Intellectuals think that they are not ordinary persons. They think that they can do so many things and that they know so many things. But they should keep in mind that their thoughts may be defective, because in their thought-waves crests and troughs are always operating. Within their thoughts there is sometimes speed and sometimes pause. If the sum is taken of all those psychic pauses together, then intellectuality amounts to nothing.
Intellectuality does not depend on thought-waves alone. Here, the crux of the problem is not that thought-waves are defective, but that such thought-waves become defective because the mind’s subjectivated compartment has no control over its objectivated mental chamber. As a result, the mind may think that an object is non-existent, although it actually exists. Similarly, sometimes an object appears to the mind to exist, although actually it does not. This kind of intellectuality is affected by ambiguity.
So we see that there is ambiguity in both reality and intellectuality. The possibility of such ambiguity remains because of the positive tendencies of the mind. So we see that reality is not actually reality, and intellectuality is not actually intellectuality either.
Now, what should be our final conclusion? We can say that in this world neither intellectuality nor reality exists.

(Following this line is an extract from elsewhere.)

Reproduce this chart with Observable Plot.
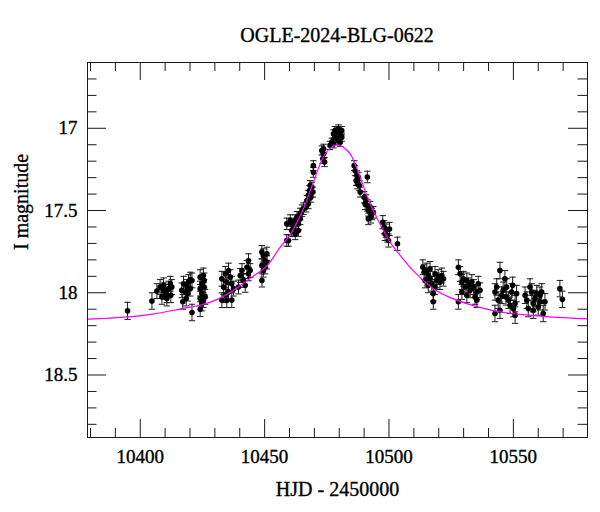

So, what course should intelligent and wise people adopt in this world? They should search for something beyond this pulsative order of contraction and expansion, speed and pause. And what is that something? It is nothing else but spirituality.
The movement of spirituality is never pulsative in character, but rather linear: it flows in a straight line. Due to this straightness, it has no positive curvature or negative curvature. Yet for the sake of convenience we can call it the supreme positivity; and its farthest extremity, the point where resides all human existence, the starting-point of all intellectuals and non-intellectuals, can be termed the supreme negativity. So the movement of a living being starts from the supreme negativity, and as it gradually flows towards the supreme positivity, that is, towards spirituality, its line of movement becomes straight. This is the real path. At the end nothing exists – neither intellectuality nor reality – only spirituality pervades everything. No entity in the external world can claim the status of an absolute entity. Spirituality alone is the absolute stance; and to search for it is the real intellectuality. Whatever people do apart from this is nothing but the expression of their distorted propensities.

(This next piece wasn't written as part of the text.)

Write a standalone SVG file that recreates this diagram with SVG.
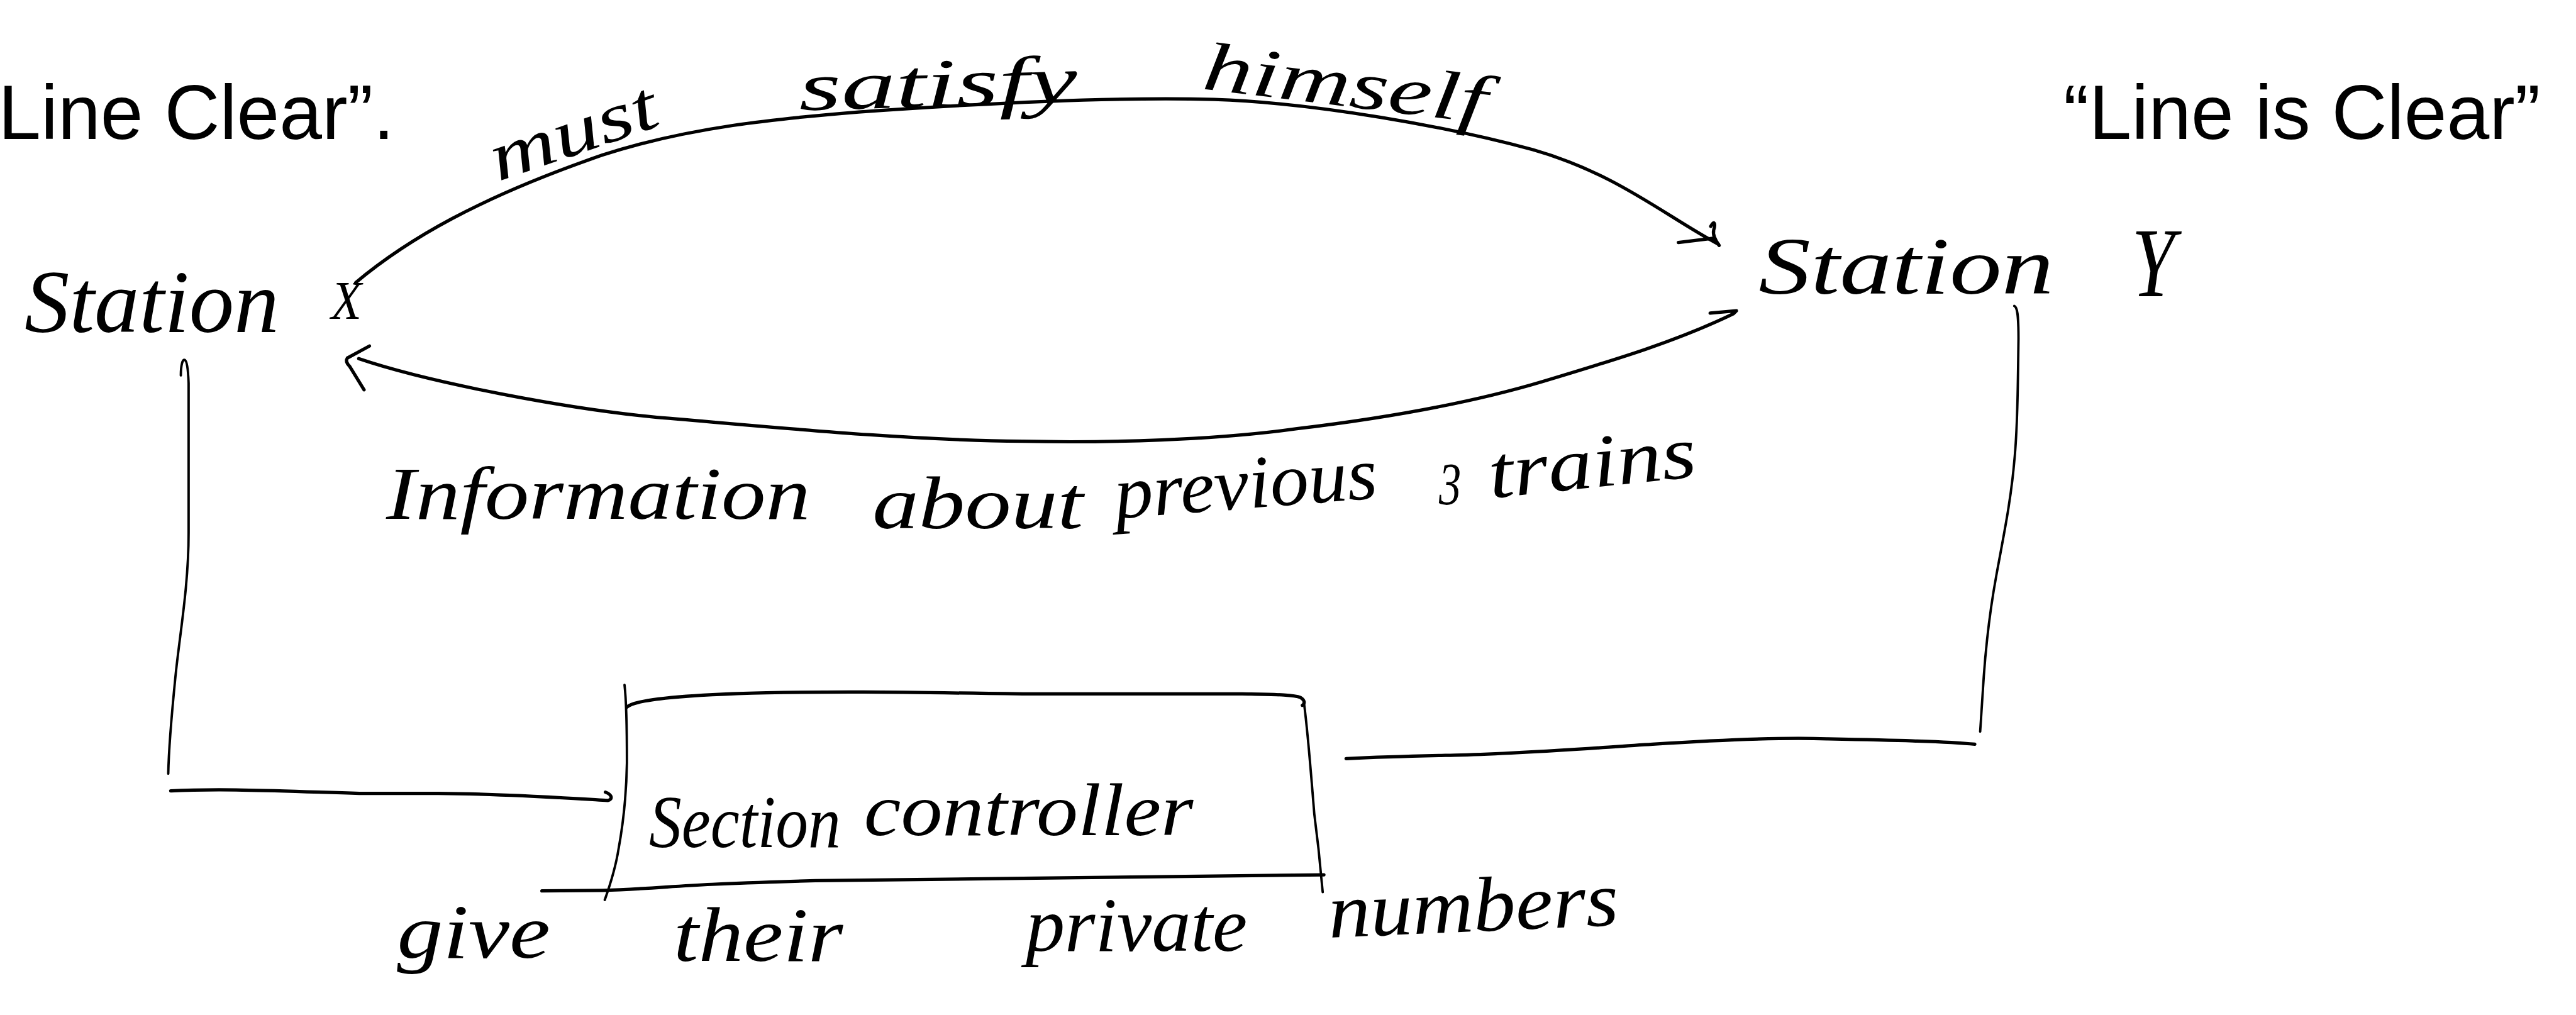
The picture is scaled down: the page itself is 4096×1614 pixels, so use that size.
<svg xmlns="http://www.w3.org/2000/svg" width="4096" height="1614" viewBox="0 0 4096 1614">
<style>
.hd{font-family:"Liberation Sans",Arial,sans-serif;font-size:128px;fill:#000}
.hw{font-family:"Liberation Serif","Times New Roman",serif;font-style:italic;fill:#000}
.ink{fill:none;stroke:#000;stroke-linecap:round;stroke-linejoin:round}
.thick{stroke-width:5.5}
.thin{stroke-width:4}
</style>
<rect width="4096" height="1614" fill="#fff"/>
<g transform="scale(0.9521)">
  <g id="header">
    <text class="hd" x="-3" y="232">Line Clear”.</text>
    <text class="hd" x="3446" y="232">“Line is Clear”</text>
  </g>

  <g id="node-station-x">
    <text class="hw" font-size="150"><tspan x="41" y="555" textLength="425" lengthAdjust="spacingAndGlyphs">Station</tspan> <tspan x="553" y="533" font-size="90" textLength="51" lengthAdjust="spacingAndGlyphs">X</tspan></text>
  </g>

  <g id="node-station-y">
    <text class="hw" font-size="135"><tspan x="2937" y="490" textLength="493" lengthAdjust="spacingAndGlyphs">Station</tspan> <tspan x="3560" y="495" font-size="165" textLength="72" lengthAdjust="spacingAndGlyphs">Y</tspan></text>
  </g>

  <g id="node-section-controller">
    <path class="ink thin" d="M1043,1144 C1046,1170 1047,1200 1047,1274 C1046,1330 1040,1380 1033,1418 C1028,1450 1020,1475 1010,1503"/>
    <path class="ink thick" d="M1047,1181 C1060,1168 1150,1160 1280,1157 C1400,1155 1450,1155 1708,1159 L2074,1159 C2130,1160 2160,1160 2172,1165 C2180,1170 2179,1175 2175,1178"/>
    <path class="ink thin" d="M2178,1176 C2185,1230 2190,1300 2195,1360 L2202,1418 L2209,1490"/>
    <path class="ink thick" d="M905,1488 L1006,1487 C1080,1485 1120,1480 1189,1477 C1300,1472 1360,1470 1434,1470 L1708,1467 L2211,1461"/>
    <text class="hw" font-size="125"><tspan x="1084" y="1415" textLength="320" lengthAdjust="spacingAndGlyphs">Section</tspan> <tspan x="1443" y="1395" textLength="550" lengthAdjust="spacingAndGlyphs">controller</tspan></text>
  </g>

  <g id="connectors">
    <!-- Station X to Station Y (top arc) -->
    <path class="ink thick" d="M594,472 C680,400 800,330 1006,259 C1150,212 1300,198 1434,187 C1650,172 1850,162 2028,166 C2200,172 2420,212 2560,250 C2700,290 2780,360 2870,408"/>
    <path class="ink thick" d="M2803,405 L2861,398"/>
    <path class="ink thick" d="M2857,378 C2862,368 2866,372 2862,384 C2860,392 2864,400 2871,410"/>
    <!-- Station Y to Station X (lower arc) -->
    <path class="ink thick" d="M2856,523 L2900,519 L2895,524 C2800,570 2700,600 2577,637 C2450,675 2300,700 2166,716 C2030,735 1850,740 1708,737 C1500,735 1280,712 1097,697 C950,683 720,640 599,599"/>
    <path class="ink thick" d="M617,578 L580,598 Q576,604 584,612 L608,651"/>
    <!-- Station X down to Section controller -->
    <path class="ink thin" d="M302,627 C302,610 305,600 308,601 C312,602 314,615 315,640 L315,890 C315,980 300,1060 293,1130 C288,1180 282,1240 281,1292"/>
    <path class="ink thick" d="M285,1321 C380,1316 480,1322 600,1325 L732,1325 C850,1326 950,1333 1015,1337 C1024,1335 1022,1327 1011,1323"/>
    <!-- Section controller to Station Y -->
    <path class="ink thick" d="M2248,1267 C2330,1263 2400,1262 2440,1261 C2550,1258 2650,1250 2760,1243 C2900,1234 3000,1232 3051,1234 C3150,1236 3250,1238 3298,1243"/>
    <path class="ink thin" d="M3364,511 C3369,513 3371,525 3371,565 C3370,650 3369,720 3364,770 C3358,840 3345,900 3334,961 C3325,1010 3318,1060 3313,1130 L3307,1222"/>
  </g>

  <g id="label-must-satisfy-himself">
    <text class="hw" font-size="115" x="832" y="303" textLength="290" lengthAdjust="spacingAndGlyphs" transform="rotate(-19 832 303)">must</text>
    <text class="hw" font-size="115" x="1335" y="184" textLength="465" lengthAdjust="spacingAndGlyphs" transform="rotate(-1.5 1335 184)">satisfy</text>
    <text class="hw" font-size="115" x="2006" y="148" textLength="476" lengthAdjust="spacingAndGlyphs" transform="rotate(7 2006 148)">himself</text>
  </g>

  <g id="label-information">
    <text class="hw" font-size="125" x="645" y="866" textLength="708" lengthAdjust="spacingAndGlyphs">Information</text>
    <text class="hw" font-size="125" x="1457" y="882" textLength="352" lengthAdjust="spacingAndGlyphs">about</text>
    <text class="hw" font-size="125" x="1864" y="866" textLength="440" lengthAdjust="spacingAndGlyphs" transform="rotate(-4.5 1864 866)">previous</text>
    <text class="hw" font-size="100" x="2403" y="842" textLength="37" lengthAdjust="spacingAndGlyphs">3</text>
    <text class="hw" font-size="125" x="2490" y="832" textLength="348" lengthAdjust="spacingAndGlyphs" transform="rotate(-6 2490 832)">trains</text>
  </g>

  <g id="label-give-numbers">
    <text class="hw" font-size="130" x="663" y="1600" textLength="256" lengthAdjust="spacingAndGlyphs">give</text>
    <text class="hw" font-size="130" x="1125" y="1605" textLength="283" lengthAdjust="spacingAndGlyphs">their</text>
    <text class="hw" font-size="130" x="1713" y="1588" textLength="370" lengthAdjust="spacingAndGlyphs">private</text>
    <text class="hw" font-size="130" x="2220" y="1566" textLength="485" lengthAdjust="spacingAndGlyphs" transform="rotate(-2.5 2220 1566)">numbers</text>
  </g>
</g>
</svg>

–P.R. Sarkar (AKA Shrii Shrii Anandamurtii)
17 May 1980, Varanasi
Published in:
A Few Problems Solved Part 5
Neohumanism in a Nutshell Part 1 [a compilation]
Prout in a Nutshell Volume 3 Part 14 [a compilation]
Footnotes
(1) Tanmátra literally means “minutest fraction of that”, i.e., of a given rudimental factor of matter. It is also translated “inferential wave”. The various types of tanmátra convey the senses of hearing, touch, form (vision), taste and smell. –Eds.